=== Exercise instructions ===
Give every line of the data again, unchanged, but with no pictures.

=== Source excerpt ===
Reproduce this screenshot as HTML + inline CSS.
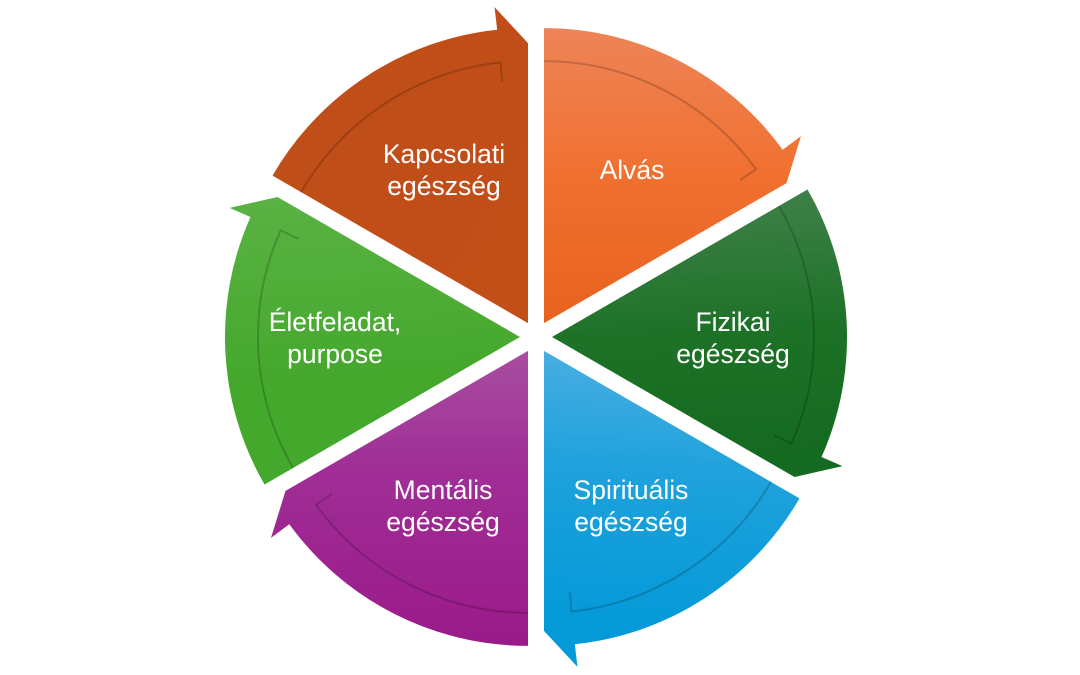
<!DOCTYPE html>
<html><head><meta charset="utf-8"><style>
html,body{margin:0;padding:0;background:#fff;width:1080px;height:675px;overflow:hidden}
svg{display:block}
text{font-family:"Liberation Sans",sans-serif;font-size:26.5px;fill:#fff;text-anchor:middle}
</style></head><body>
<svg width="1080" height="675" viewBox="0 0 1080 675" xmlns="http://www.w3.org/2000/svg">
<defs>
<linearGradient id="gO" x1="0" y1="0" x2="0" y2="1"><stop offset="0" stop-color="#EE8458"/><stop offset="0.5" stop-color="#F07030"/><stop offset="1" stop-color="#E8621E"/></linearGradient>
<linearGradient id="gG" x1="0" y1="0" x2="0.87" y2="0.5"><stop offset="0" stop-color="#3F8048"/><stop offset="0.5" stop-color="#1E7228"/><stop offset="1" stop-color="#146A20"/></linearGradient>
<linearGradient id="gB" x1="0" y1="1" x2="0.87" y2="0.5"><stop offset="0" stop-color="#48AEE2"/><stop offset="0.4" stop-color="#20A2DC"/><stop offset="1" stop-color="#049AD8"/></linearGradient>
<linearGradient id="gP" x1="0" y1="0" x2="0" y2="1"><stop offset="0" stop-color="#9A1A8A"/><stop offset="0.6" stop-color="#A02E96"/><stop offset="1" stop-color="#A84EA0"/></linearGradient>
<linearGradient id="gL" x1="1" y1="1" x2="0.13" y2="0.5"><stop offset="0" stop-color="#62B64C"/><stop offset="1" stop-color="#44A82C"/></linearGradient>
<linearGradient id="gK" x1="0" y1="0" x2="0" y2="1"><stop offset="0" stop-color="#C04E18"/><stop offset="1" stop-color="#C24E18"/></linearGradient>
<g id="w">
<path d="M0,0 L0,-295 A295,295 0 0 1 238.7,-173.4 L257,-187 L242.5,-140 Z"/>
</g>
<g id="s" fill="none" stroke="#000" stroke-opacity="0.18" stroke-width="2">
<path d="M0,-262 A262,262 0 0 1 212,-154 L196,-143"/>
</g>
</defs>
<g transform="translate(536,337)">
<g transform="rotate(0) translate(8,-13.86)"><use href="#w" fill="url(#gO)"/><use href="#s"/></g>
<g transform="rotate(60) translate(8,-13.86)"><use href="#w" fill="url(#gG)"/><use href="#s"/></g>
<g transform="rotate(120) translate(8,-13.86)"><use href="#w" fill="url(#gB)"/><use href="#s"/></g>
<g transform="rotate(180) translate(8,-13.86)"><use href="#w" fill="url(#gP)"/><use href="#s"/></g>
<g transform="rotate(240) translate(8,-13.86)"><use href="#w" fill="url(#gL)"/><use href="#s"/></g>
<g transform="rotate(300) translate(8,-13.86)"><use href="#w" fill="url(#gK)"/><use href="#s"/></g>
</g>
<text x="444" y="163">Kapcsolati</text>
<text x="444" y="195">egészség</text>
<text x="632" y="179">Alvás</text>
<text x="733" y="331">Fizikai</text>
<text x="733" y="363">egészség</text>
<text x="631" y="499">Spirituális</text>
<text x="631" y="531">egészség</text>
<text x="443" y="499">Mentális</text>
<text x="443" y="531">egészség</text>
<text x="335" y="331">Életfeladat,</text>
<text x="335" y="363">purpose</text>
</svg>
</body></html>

=== Completed task ===
Reproduce this screenshot as HTML + inline CSS.
<!DOCTYPE html>
<html><head><meta charset="utf-8"><style>
html,body{margin:0;padding:0;background:#fff;width:1080px;height:675px;overflow:hidden}
svg{display:block}
text{font-family:"Liberation Sans",sans-serif;font-size:26.5px;fill:#fff;text-anchor:middle}
</style></head><body>
<svg width="1080" height="675" viewBox="0 0 1080 675" xmlns="http://www.w3.org/2000/svg">
<defs>
<linearGradient id="gO" x1="0" y1="0" x2="0" y2="1"><stop offset="0" stop-color="#EE8458"/><stop offset="0.5" stop-color="#F07030"/><stop offset="1" stop-color="#E8621E"/></linearGradient>
<linearGradient id="gG" x1="0" y1="0" x2="0.87" y2="0.5"><stop offset="0" stop-color="#3F8048"/><stop offset="0.5" stop-color="#1E7228"/><stop offset="1" stop-color="#146A20"/></linearGradient>
<linearGradient id="gB" x1="0" y1="1" x2="0.87" y2="0.5"><stop offset="0" stop-color="#48AEE2"/><stop offset="0.4" stop-color="#20A2DC"/><stop offset="1" stop-color="#049AD8"/></linearGradient>
<linearGradient id="gP" x1="0" y1="0" x2="0" y2="1"><stop offset="0" stop-color="#9A1A8A"/><stop offset="0.6" stop-color="#A02E96"/><stop offset="1" stop-color="#A84EA0"/></linearGradient>
<linearGradient id="gL" x1="1" y1="1" x2="0.13" y2="0.5"><stop offset="0" stop-color="#62B64C"/><stop offset="1" stop-color="#44A82C"/></linearGradient>
<linearGradient id="gK" x1="0" y1="0" x2="0" y2="1"><stop offset="0" stop-color="#C04E18"/><stop offset="1" stop-color="#C24E18"/></linearGradient>
<g id="w">
<path d="M0,0 L0,-295 A295,295 0 0 1 238.7,-173.4 L257,-187 L242.5,-140 Z"/>
</g>
<g id="s" fill="none" stroke="#000" stroke-opacity="0.18" stroke-width="2">
<path d="M0,-262 A262,262 0 0 1 212,-154 L196,-143"/>
</g>
</defs>
<g transform="translate(536,337)">
<g transform="rotate(0) translate(8,-13.86)"><use href="#w" fill="url(#gO)"/><use href="#s"/></g>
<g transform="rotate(60) translate(8,-13.86)"><use href="#w" fill="url(#gG)"/><use href="#s"/></g>
<g transform="rotate(120) translate(8,-13.86)"><use href="#w" fill="url(#gB)"/><use href="#s"/></g>
<g transform="rotate(180) translate(8,-13.86)"><use href="#w" fill="url(#gP)"/><use href="#s"/></g>
<g transform="rotate(240) translate(8,-13.86)"><use href="#w" fill="url(#gL)"/><use href="#s"/></g>
<g transform="rotate(300) translate(8,-13.86)"><use href="#w" fill="url(#gK)"/><use href="#s"/></g>
</g>
<text x="444" y="163">Kapcsolati</text>
<text x="444" y="195">egészség</text>
<text x="632" y="179">Alvás</text>
<text x="733" y="331">Fizikai</text>
<text x="733" y="363">egészség</text>
<text x="631" y="499">Spirituális</text>
<text x="631" y="531">egészség</text>
<text x="443" y="499">Mentális</text>
<text x="443" y="531">egészség</text>
<text x="335" y="331">Életfeladat,</text>
<text x="335" y="363">purpose</text>
</svg>
</body></html>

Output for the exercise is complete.